Author/Source: Piotrek Orlowski (GitHub: piotrek-orlowski). Repository: claude-wrds-public.

Key Ideas

  • The toolkit provides a set of Claude Code agents, skills, and configuration files that let Claude autonomously query WRDS databases (CRSP, Compustat, OptionMetrics, TAQ) directly from the terminal using natural language.
  • Specialist agents handle different databases: crsp-wrds-expert for stock data, optionmetrics-wrds-expert for options, taq-wrds-expert for high-frequency data, and a wrds-query-orchestrator for cross-database queries.
  • Skills encode connection patterns and best practices: the wrds-psql skill enforces single-line psql commands to avoid shell-expansion approval prompts; the wrds-ssh skill handles SSH connections and SAS job submission for TAQ.
  • TAQ data is handled fundamentally differently (SSH + SAS batch jobs on the WRDS grid) because it is too large for direct PostgreSQL queries.
  • Cross-database linking is built in: OptionMetrics to CRSP via wrdsapps.opcrsphist, CRSP to Compustat via crsp.ccmxpf_lnkhist, TAQ to CRSP via wrdsapps.taqmclink.
  • Design decisions favor automation-friendliness: pg_service.conf avoids shell variable expansion prompts; a ~/scratch symlink makes paths portable across institutions; the wrds Python pip package is avoided because its interactive authentication breaks non-interactive Claude Code sessions.
  • Schema pre-loading (/wrds-schema) avoids exploratory round-trips by front-loading table names, column types, date ranges, and known gotchas.

Summary

This GitHub repository provides a complete toolkit for integrating Claude Code with WRDS, the primary data platform used by academic finance and economics researchers. The toolkit is organized into three layers: specialist agents that know the schema and best practices for individual databases, skills that encode connection patterns and formatting rules, and a settings file that pre-approves common WRDS commands (psql, ssh, scp) so Claude can operate without repeated permission prompts.

Setup involves configuring PostgreSQL service and password files for direct database access, SSH keys for WRDS cloud access (required for TAQ), and a scratch space symlink for portable file paths. Once configured, users simply describe what data they need in natural language -- "Get me daily returns for AAPL and MSFT for 2024" or "Merge CRSP monthly returns with Compustat annual fundamentals" -- and Claude delegates to the appropriate specialist agent. For cross-database queries, the orchestrator agent coordinates between specialists and composes the appropriate link tables.

The TAQ workflow is notably different: the agent writes SAS programs locally, uploads them to WRDS via SCP, submits them as asynchronous batch jobs via SSH, polls for completion, and downloads results. The README documents several TAQ-specific gotchas, including variable naming inconsistencies (SYM_ROOT vs. SYMBOL_ROOT), the lack of synchronous job submission, and the 48-hour scratch file auto-deletion policy. The toolkit also addresses practical issues like Duo two-factor authentication (recommending SSH connection multiplexing to avoid repeated prompts) and OptionMetrics yearly table naming conventions.

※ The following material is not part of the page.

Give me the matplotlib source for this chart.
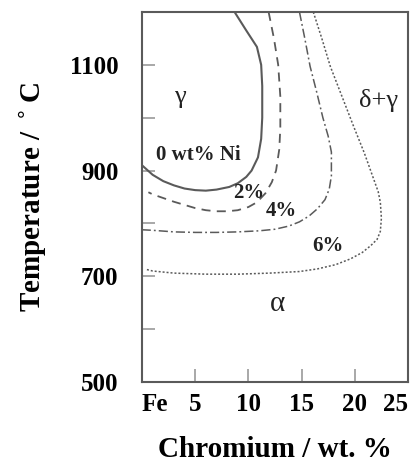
import matplotlib
matplotlib.use('Agg')
from matplotlib import pyplot as plt

# Fe-Cr phase boundaries (gamma loop) for 0, 2, 4, 6 wt% Ni
cr_0 = [8.7, 9.8, 10.8, 11.2, 11.3, 11.3, 11.2, 10.9, 10.3, 9.8, 9.0, 8.2, 7.0, 6.0, 5.0, 4.0, 3.0, 2.0, 1.0, 0.0]
t_0 = [1200, 1165, 1134, 1100, 1060, 1000, 960, 925, 900, 888, 876, 869, 864, 862, 863, 866, 872, 880, 892, 910]

cr_2 = [11.9, 12.4, 12.8, 13.0, 13.0, 12.9, 12.6, 12.2, 11.6, 10.8, 10.0, 9.0, 8.0, 7.0, 6.0, 5.0, 4.0, 3.0, 2.0, 1.0, 0.6]
t_2 = [1200, 1150, 1100, 1040, 980, 940, 900, 878, 857, 840, 831, 825, 823, 823, 825, 829, 835, 841, 848, 855, 859]

cr_4 = [14.8, 15.3, 15.8, 16.4, 17.0, 17.5, 17.8, 17.8, 17.6, 17.2, 16.5, 15.7, 14.8, 13.8, 12.5, 11.0, 9.0, 7.0, 5.0, 3.0, 1.0, 0.0]
t_4 = [1200, 1150, 1097, 1050, 1000, 965, 935, 890, 865, 845, 828, 814, 803, 795, 789, 786, 784, 783, 783, 784, 787, 788]

cr_6 = [16.1, 16.9, 17.7, 18.8, 19.9, 20.9, 21.7, 22.2, 22.4, 22.5, 22.4, 22.1, 21.5, 20.7, 19.6, 18.2, 16.5, 14.8, 12.0, 9.0, 6.0, 3.0, 1.0, 0.4]
t_6 = [1200, 1150, 1097, 1040, 983, 933, 888, 860, 840, 810, 785, 770, 758, 745, 733, 722, 714, 709, 706, 704, 704, 706, 710, 713]

x_ticks = [0, 5, 10, 15, 20, 25]
x_labels = ['Fe', '5', '10', '15', '20', '25']
y_ticks = [500, 600, 700, 800, 900, 1000, 1100]
y_labels = ['500', '', '700', '', '900', '', '1100']

line_col = '#5a5a5a'

fig = plt.figure(figsize=(4.11, 4.65), dpi=100)
ax = fig.add_axes([0.3455, 0.1785, 0.6472, 0.7957])

ax.plot(cr_0, t_0, color=line_col, lw=1.5, ls='-')
ax.plot(cr_2, t_2, color=line_col, lw=1.3, ls=(0, (5, 3.5)))
ax.plot(cr_4, t_4, color=line_col, lw=1.1, ls=(0, (6, 2, 1.2, 2)))
ax.plot(cr_6, t_6, color=line_col, lw=1.1, ls=(0, (1.3, 1.3)))

ax.set_xlim(0, 25)
ax.set_ylim(500, 1200)

for s in ax.spines.values():
    s.set_color(line_col)
    s.set_linewidth(1.5)

ax.set_xticks(x_ticks)
ax.set_xticklabels(x_labels)
ax.set_yticks(y_ticks)
ax.set_yticklabels(y_labels)
ax.tick_params(direction='in', length=9.5, width=1.2, color='#9a9a9a')
ax.tick_params(axis='x', pad=8)
ax.tick_params(axis='y', pad=17)
for lab in ax.get_xticklabels() + ax.get_yticklabels():
    lab.set_fontfamily('Liberation Serif')
    lab.set_fontweight('bold')
    lab.set_fontsize(18)
# end labels sit flush with the axis box, as in the original
ax.get_xticklabels()[0].set_ha('left')
ax.get_xticklabels()[-1].set_ha('right')

ax.set_xlabel('Chromium / wt. %', fontfamily='Liberation Serif', fontweight='bold',
              fontsize=21, labelpad=14)
ax.set_ylabel('Temperature / $^\\circ$C', fontfamily='Liberation Serif', fontweight='bold',
              fontsize=21, labelpad=16)

txt = dict(fontfamily='Liberation Serif', ha='center', va='center', color='#222222')
ax.text(3.6, 1040, 'γ', fontsize=19, **txt)
ax.text(5.3, 930, '0 wt% Ni', fontsize=15, fontweight='bold', **txt)
ax.text(10.0, 858, '2%', fontsize=15, fontweight='bold', **txt)
ax.text(13.1, 824, '4%', fontsize=15, fontweight='bold', **txt)
ax.text(17.5, 757, '6%', fontsize=15, fontweight='bold', **txt)
ax.text(22.2, 1033, 'δ+γ', fontsize=19, **txt)
ax.text(12.7, 648, 'α', fontsize=21, **txt)

plt.savefig('out.png', dpi=100)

Relevance to Economics Research

This toolkit directly addresses the data access bottleneck in empirical finance research. WRDS is the standard data source for academic work involving CRSP stock returns, Compustat fundamentals, OptionMetrics implied volatilities, and TAQ high-frequency data. By enabling natural language queries against these databases through Claude Code, the toolkit eliminates much of the boilerplate SQL writing, schema lookup, and cross-database linking that consumes researcher time. It is particularly relevant for researchers who regularly merge across CRSP, Compustat, and OptionMetrics, or who need to extract data from TAQ's large-scale high-frequency archives.